An employee's eligibility for statutory payments, such as statutory maternity pay or statutory sick pay, is based on an employee's earnings for national insurance over a set period. As salary sacrifice reduces an employee's earnings for national insurance, an employee's eligibility and statutory rate may be impacted.

How is Salary Sacrifice calculated during statutory parental leaves

During statutory parental leaves (not including statutory sick leave), contributions are calculated as follows;

Employer contributions - Calculated based on pre-leave earnings.

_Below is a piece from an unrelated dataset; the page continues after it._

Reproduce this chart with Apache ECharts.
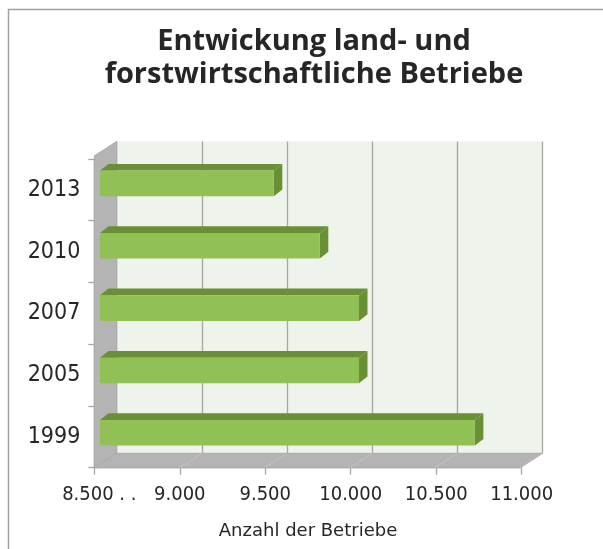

Employee contributions - Calculated based on the contractual arrangement in place for the salary sacrifice agreement. If the employee is not in receipt of any pay that pension contributions can be deducted from (such as occupational or company maternity pay) the employer covers the cost of the employee contributions too.

Maternity leave

Using maternity leave as an example, SMP can't be sacrificed. However, due to the contractual nature of a salary sacrifice, the liability for the employee's agreed sacrifice then becomes a liability of the employer. There are some exclusions to this but that would be rare and contractual.

This means that where a salary sacrifice arrangement has been put in place, the non-cash benefit that the employer has agreed to provide must continue to be provided throughout the full maternity leave. This applies only to the 26 weeks Ordinary Maternity Leave and 13 weeks of Additional Maternity leave; it does not include unpaid leave following this period.